If you're looking for a page-turner, a good rule of thumb is to steer clear of books based on doctoral dissertations. But if and when an academic work is published for a general audience, even if the prose isn't compelling, the bare minimum we'd expect is for the writer to get the facts right. Unfortunately for polemicist and bestselling feminist author Naomi Wolf, her latest book Outrages—which grew out of the Ph.D. she completed at Oxford in 2015—failed either to entertain or to be accurate. Yesterday, after several weeks of controversy, her publisher Houghton Mifflin Harcourt announced that the book would no longer appear in the United States on June 18, its planned publication date, and is according to the New York Times, “taking the costly step of recalling finished copies.”

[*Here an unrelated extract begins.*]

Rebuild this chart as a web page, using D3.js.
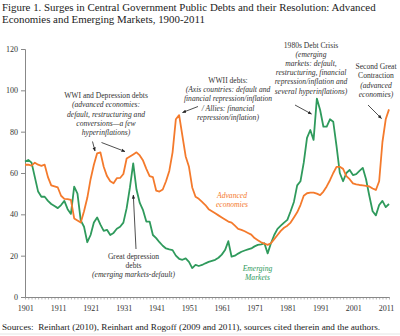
<!DOCTYPE html>
<html><head><meta charset="utf-8">
<script src="https://cdn.jsdelivr.net/npm/d3@7"></script>
<style>
body{margin:0;background:#fff;}
svg{display:block;font-family:"Liberation Serif","Times New Roman",serif;}
</style></head>
<body><svg id="c" width="400" height="336"></svg>
<script>
const years = d3.range(1900, 2012);
const advanced = [64,64,63.6,65,64,63.5,64,58,54,53.5,53,49,47.5,47.4,47,38,37,36,41.5,48,
57,64,69.5,70,63,58.5,56,55,57.5,57.6,59.5,67,68,69,70,68.5,66,62,58.5,58,
51.5,51,52,56,61,70,86,88,78,68,63,53,48.5,47.5,46,44.5,42.5,41.5,40.5,39.5,
38.5,37.5,36.5,36,34.5,33,32.5,31.8,31,30.2,28.5,27.5,26.5,25.8,25.2,26,28,30,32,33.5,
34.5,36,38.5,41,44.5,49,50.2,50.5,50.5,50,49.3,51,53.5,56.5,60,63,63,62,58.5,57,
55,54.5,54.2,54,53.8,53.5,52.5,51.8,56,75,86,90.8];
const emerging = [65.5,66.3,65,58,51,48.5,48.5,46.5,45,44,43,44.5,46.5,42.5,40.2,53.4,50,37,34,26.5,
30,36,38.5,35,32,32.5,30,31,33,34,36,43,53,64.7,52,45.5,42,36.5,36.5,30,
28.5,26.5,24.8,23.5,23,22.7,20,18.5,18,18.7,17,14,15.5,15,15.5,16.3,17,17.5,18,19,
20.5,22.7,27,19.5,20,21,21.9,22.5,23,23.5,24.5,25.2,25.5,26,21.1,26,30,33,34.5,36,
37.3,41.5,46,54,56,65,77,80.8,76,96,90.5,82.4,82.4,86,84.8,73,60,56,60,61.5,
59,59.5,61,62.5,57,49,41.5,39.5,44.5,46.5,43.5,45];
const yTicks = [0,20,40,60,80,100,120];
const xLabels = [1901,1911,1921,1931,1941,1951,1961,1971,1981,1991,2001,2011];
const titleLines = ["Figure 1. Surges in Central Government Public Debts and their Resolution: Advanced",
  "Economies and Emerging Markets, 1900-2011"];
const sourceText = "Sources:  Reinhart (2010), Reinhart and Rogoff (2009 and 2011), sources cited therein and the authors.";

const ORANGE = "#f47a2c", GREEN = "#2f9a5c";
const svg = d3.select("#c");
const x = d3.scaleLinear().domain([1900, 2011]).range([25, 389]);
const y = d3.scaleLinear().domain([0, 120]).range([297, 49]);

svg.append("defs").append("marker").attr("id","ah").attr("viewBox","0 0 10 10")
  .attr("refX",9).attr("refY",5).attr("markerWidth",5).attr("markerHeight",5).attr("orient","auto")
  .append("path").attr("d","M0,1 L10,5 L0,9 Z").attr("fill","#222");

// title
svg.append("g").selectAll("text").data(titleLines).join("text")
  .attr("x",2).attr("y",(d,i)=>11+i*11.5).attr("font-size","10.9px").attr("fill","#222").text(d=>d);

// y axis
const ya = svg.append("g").attr("transform","translate(25,0)")
  .call(d3.axisLeft(y).tickValues(yTicks).tickSize(4).tickPadding(3));
ya.select(".domain").attr("stroke","#888");
ya.selectAll(".tick line").attr("stroke","#888");
ya.selectAll(".tick text").attr("font-family","Liberation Serif").attr("font-size","8px").attr("fill","#333");

// x axis
const xa = svg.append("g").attr("transform","translate(0,297)")
  .call(d3.axisBottom(x).tickValues(years).tickSize(2.5).tickSizeOuter(0).tickFormat(""));
xa.select(".domain").attr("stroke","#888");
xa.selectAll(".tick line").attr("stroke","#888").attr("stroke-width",0.6);
svg.append("g").selectAll("text").data(xLabels).join("text")
  .attr("x",d=>x(d)-2.5).attr("y",311).attr("text-anchor","middle")
  .attr("font-size","8px").attr("fill","#333").text(d=>d);

// lines
const line = d3.line().x((d,i)=>x(years[i])).y(d=>y(d));
svg.append("path").datum(emerging).attr("d",line).attr("fill","none")
  .attr("stroke",GREEN).attr("stroke-width",1.8).attr("stroke-linejoin","round");
svg.append("path").datum(advanced).attr("d",line).attr("fill","none")
  .attr("stroke",ORANGE).attr("stroke-width",1.8).attr("stroke-linejoin","round");

// annotations
function block(lines, cx, y0, dy, fill){
  const g = svg.append("g");
  lines.forEach((l,i)=>{
    g.append("text").attr("x",cx).attr("y",y0+i*dy).attr("text-anchor","middle")
      .attr("font-size","7.6px").attr("fill",fill||"#333")
      .attr("font-style",l[1]?"italic":"normal").text(l[0]);
  });
}
block([["WWI and Depression debts",0],["(advanced economies:",1],["default, restructuring and",1],["conversions\u2014a few",1],["hyperinflations)",1]],106,98,9.3);
block([["WWII debts:",0],["(Axis countries: default and",1],["financial repression/inflation",1],["/ Allies: financial",1],["repression/inflation)",1]],228,83,9.2);
block([["1980s Debt Crisis",0],["(emerging",1],["markets: default,",1],["restructuring, financial",1],["repression/inflation and",1],["several hyperinflations)",1]],311,47.5,9.2);
block([["Second Great",0],["Contraction",0],["(advanced",1],["economies)",1]],376,68.5,9.5);
block([["Great depression",0],["debts",0],["(emerging markets-default)",1]],133.5,258.5,9.2);
block([["Advanced",1],["economies",1]],232,197.5,9,ORANGE);
block([["Emerging",1],["Markets",1]],257.5,270.5,9,GREEN);

const arrows = [[92.5,141.5,95,151],[101.5,142.5,125,151.5],[198,106.5,182.5,112.5],
  [295,105,311.5,114],[368,105,381.5,118.5],[136,249,133.3,195]];
svg.append("g").selectAll("line").data(arrows).join("line")
  .attr("x1",d=>d[0]).attr("y1",d=>d[1]).attr("x2",d=>d[2]).attr("y2",d=>d[3])
  .attr("stroke","#222").attr("stroke-width",0.8).attr("marker-end","url(#ah)");

// sources
svg.append("text").attr("x",2).attr("y",330).attr("font-size","9.2px").attr("fill","#222")
  .attr("xml:space","preserve").style("white-space","pre").text(sourceText);
svg.append("line").attr("x1",0).attr("x2",400).attr("y1",334).attr("y2",334).attr("stroke","#e4e4e4");
</script></body></html>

Yet I don't find it straightforward to dismiss Wolf as a writer and thinker, as some critics have. For many women of a certain generation—including but not limited to those who came of age around the turn of the millennium perhaps—discovering Wolf's earlier books was part of a hodgepodge, self-assembled feminist education. That was certainly true for me, in college in the nineties. I had never taken a women's studies class; I tended to get most of my information from women's magazines, from broadcast TV, from the canon of literature we read in my English classes, from late-night drunken conversations. Which is why my world burst open when my roommate handed me a copy of Naomi Wolf's debut. The Beauty Myth remains one of the most formative books in my life, and I'm grateful to have read it when I did.